With regard to our work on political settlements, and assuming I’d take a taxi in the UK, I would probably use UK politics as an example. I would start off by saying that what we are trying to understand in our research is whether more powerful governments and leaders are more developmental. To illustrate what we mean by ‘powerful’, I would contrast Theresa May’s fairly fragmented and weak ruling coalition after the 2017 general election with, perhaps, the more cohesive and powerful ruling coalition of Boris Johnson after the 2019 general election. And I would ask the taxi driver which PM s/he reckons would be more able to pass and implement their desired policies. Probably arriving at the answer that it is the more cohesive and powerful coalition (à la Johnson post-2019), I would then explain that we are trying to quantify such differences in power dynamics across 42 countries in the Global South and test whether these can explain how well governments have promoted development.
Which of your research findings are you most excited about?
After nearly two years of designing and conducting our survey, we have now collected 124 out of 128 country-expert replies. This, for the first time, has allowed us to look at our data, create and correlate variables, and conduct very crude tests of hypotheses. Seeing that our questions and the expert replies seem to have created valid, novel and rich data has been particularly exciting.
Which papers or publications are you most proud of? Why?
My recent World Development article on the ‘The politics of export restrictions: A panel data analysis of African commodity processing industries’. Only my second publication, the paper presents the core theoretical model of my thesis, as well as the findings of its quantitative analysis. Apart from the years of hard work that went into the paper, I am particularly proud of the contributions it makes to the political economy of development literature, specifically providing new insights into the critical role politics plays in industrial policy-making in Africa and showing that African mass producer groups can overcome usual Olsonian collective action problems to oppose policies adverse to their interests in certain circumstances.

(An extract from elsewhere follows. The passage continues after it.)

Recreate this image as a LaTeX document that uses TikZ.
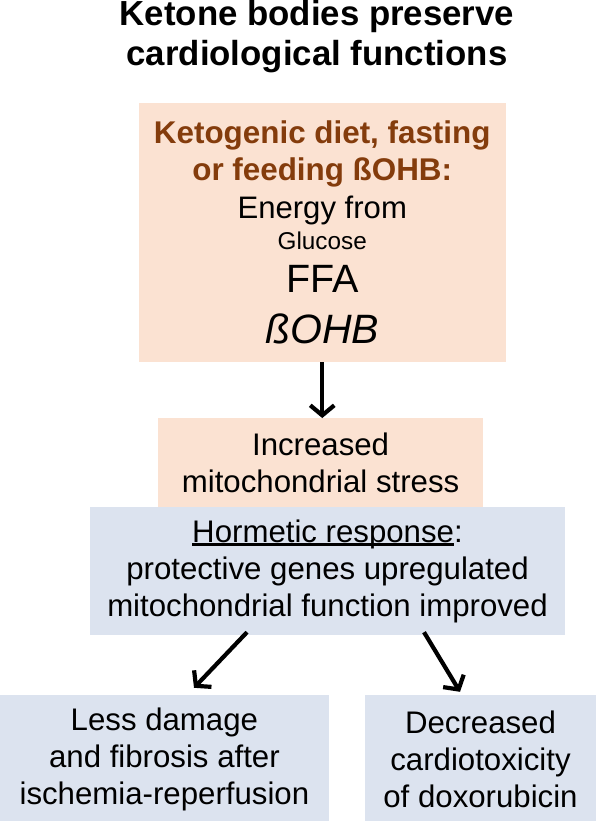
\documentclass[tikz,border=0pt]{standalone}
\usepackage{fontspec}
\setmainfont{Liberation Sans}
\usetikzlibrary{arrows.meta}
\setlength\parindent{0pt}
\definecolor{peach}{HTML}{FBE2D2}
\definecolor{paleblue}{HTML}{DCE3EF}
\definecolor{rust}{HTML}{843C0C}
\newcommand{\thickul}[1]{\setbox0\hbox{#1}\rlap{\rule[-3.5pt]{\wd0}{2.2pt}}\box0}

\begin{document}
\begin{tikzpicture}[x=1pt, y=-1pt,
  peachbox/.style={fill=peach, inner sep=0pt, align=center,
    execute at begin node={\spaceskip=.278em\xspaceskip=.278em}},
  bluebox/.style={fill=paleblue, inner sep=0pt, align=center,
    execute at begin node={\spaceskip=.278em\xspaceskip=.278em}},
  flow/.style={line width=4.2pt, -{Straight Barb[length=10pt,width=24pt]}},
  body/.style={font=\fontsize{31.2}{37}\selectfont}]
  \useasboundingbox (0,0) rectangle (596,821);
  % Title
  \node[font=\bfseries\fontsize{34.8}{40}\selectfont, align=center, inner sep=0pt]
    (title) at (317,37) {Ketone bodies preserve\\cardiological functions};
  % Diet box
  \node[peachbox, font=\fontsize{31.1}{38}\selectfont,
    text width=366.5, minimum width=366.5, minimum height=259]
    (ketodiet) at (322.25,232.5) {%
    {\color{rust}\bfseries\fontsize{31.4}{37}\selectfont Ketogenic diet, fasting\\or feeding ßOHB:\par}
    {\fontsize{31.1}{38}\selectfont Energy from\par}
    {\fontsize{24.3}{31}\selectfont Glucose\par}
    {\fontsize{39.5}{43}\selectfont FFA\par}
    {\itshape\fontsize{41}{51}\selectfont ßOHB\par}};
  % Stress box
  \node[peachbox, body, text width=325.5, minimum width=325.5, minimum height=88.5]
    (mitostress) at (320.6,462.5) {Increased\\mitochondrial stress};
  % Hormesis box
  \node[bluebox, body, text width=475, minimum width=475, minimum height=128]
    (hormetic) at (327.5,571)
    {\thickul{Hormetic response}:\\protective genes upregulated\\mitochondrial function improved};
  % Outcome boxes
  \node[bluebox, body, text width=328.8, minimum width=328.8, minimum height=128]
    (lessdamage) at (164.4,759) {Less damage\\and fibrosis after\\ischemia-reperfusion};
  \node[bluebox, body, text width=231, minimum width=231, minimum height=128]
    (doxo) at (480.5,759) {Decreased\\cardiotoxicity\\of doxorubicin};
  % Arrows
  \draw[flow] (ketodiet.south) -- (ketodiet.south |- mitostress.north);
  \draw[flow] ([xshift=-80.5pt,yshift=3pt]hormetic.south)
    -- ([xshift=29.6pt,yshift=7pt]lessdamage.north);
  \draw[flow] ([xshift=96.5pt,yshift=3pt]hormetic.south)
    -- ([xshift=-20.5pt,yshift=3pt]doxo.north);
\end{tikzpicture}
\end{document}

Who do you most admire in international development?
If I had to name one on the spot, it would be Professor Thandika Mkandawire, who sadly passed very recently. During my time as a masters and PhD student at LSE, Thandika was Professor of African Development at the Department of International Development. He was not only a true intellectual giant in Development Studies, but also a kind and supportive mentor to many, as well as a leading force in ensuring that more African students could study at our department. One of the things that I admired most about him was his dedication to push the frontiers of African political economy to the very end, in spite of his illness and advanced age. Thandika was and remains a true inspiration to me and certainly many other scholars and students of international development.
What is one way you would like to see international development respond to the current coronavirus pandemic?
The coronavirus pandemic has cost nations in the Global North trillions in economic loss and relief packages and strained their bureaucratic capacities to the limit. It is difficult to imagine how disastrous the pandemic will likely become in those countries in the Global South that are nowhere close to having the economic and state capacity to combat the virus that the North has. In many countries, the majority of the population lives not from monthly paycheck to paycheck but from their daily or weekly incomes. And the macroeconomic balance is also under massive threat, with steep falls in primary commodity exports, growing import demand for medical supplies, and massive capital outflows, which risks causing serious balance of payment and inflation crises. While many adequate and inadequate points on the problems of aid and debt relief can be made, I believe in these exceptional and extreme times that both must be increased rapidly and massively by multi- and bilateral donors and creditors.